133. Istri yang hendak mempergunakan hak tersebut dalam pasal yang lampau, wajib untuk menyampaikan akta pelepasan, dalam waktu satu bulan setelah pembubaran harta-bersama itu, kepada panitera pengadilan negeri di tempat tinggal bersama yang terakhir, dengan ancaman akan kehilangan hak itu (bila lalai).

Bila gabungan itu bubar akibat kematian suaminya, maka tenggang waktu satu bulan berlaku sejak si istri mengetahui kematian itu. (Ov. 14; KUHPerd. 134, 138, 1023 dst., 1989; Rv. 135, 829.)

134. Bila dalam jangka waktu tersebut di atas istri meninggal dunia, sebelum menyampaikan akta pelepasan, para ahli warisnya berhak melepaskan hak mereka atas harta-bersama itu dalam waktu satu bulan setelah kematian itu, atau setelah mereka mengetahui kematian itu, dan dengan cara seperti yang diuraikan dalam pasal terakhir. Hak istri untuk menuntut kembali kain seprei dan pakaiannya dari harta-bersama itu, tidak dapat diperjuangkan oleh para ahli-warisnya. (Ov. 14; KUHPerd. 132, 138, 903, 1023 dst.)

135. Bila para ahli waris istri tidak sepakat dalam tindakan, sehingga sebagian menerima dan yang lain melepaskan diri dari harta-bersama itu, maka yang menerima itu, tidak dapat memperoleh lebih dari bagian warisan yang menjadi haknya atas barang-barang yang sedianya menjadi bagian istri itu seandainya terjadi pemisahan harta. Sisanya dibiarkan tetap pada si suami, atau pada ahli warisnya, yang sebaliknya berkewajiban terhadap ahli waris yang melakukan pelepasan, untuk memenuhi apa saja yang sedianya akan dituntut oleh si istri dalam hal pelepasan, tetapi hanya sebesar bagian warisan yang menjadi hak ahli waris yang melakukan pelepasan. (KUHPerd. 132, 134, 138, 903, 1048, 1051, 1061.)
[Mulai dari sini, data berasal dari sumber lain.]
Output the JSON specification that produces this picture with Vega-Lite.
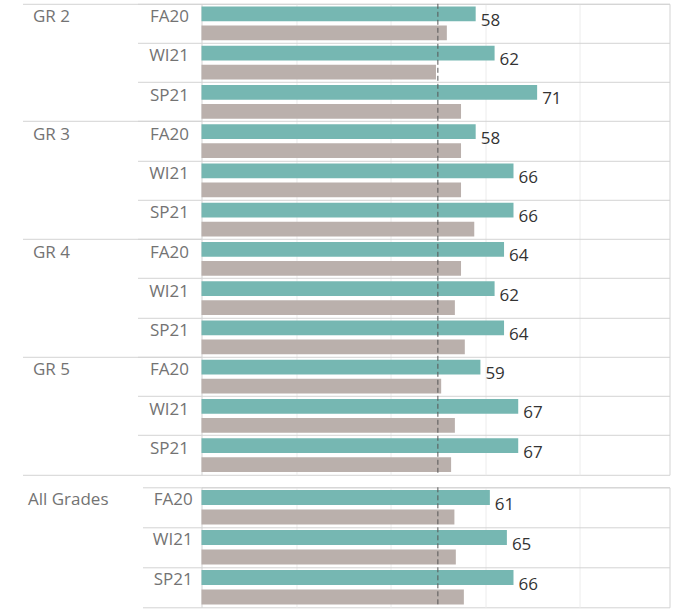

136. Istri yang telah menarik pada dirinya barang-barang dari harta-bersama, tidak berhak melepaskan diri dari harta-bersama itu. Tindakan-tindakan yang menyangkut pengurusan semata-mata atau penyelamatan, tidak membawa akibat seperti itu. (KUHPerd. 137, 483, 1048 dst.)

137. Istri yang telah menghilangkan atau menggelapkan barang-barang dari harta-bersama, tetap berada dalam penggabungan, meskipun telah melepaskan dirinya; hal yang sama berlaku bagi para ahli warisnya. (KUHPerd. 136, 1031, 1064.)

138. Dalam hal gabungan harta-bersama berakhir karena kematian si istri, para ahli warisnya dapat melepaskan diri dari harta-bersama itu, dalam waktu dan dengan cara seperti yang diatur mengenai si istri sendiri. (Ov. 14; KUHPerd. 132 dst., 135, 242 dst., 1023.)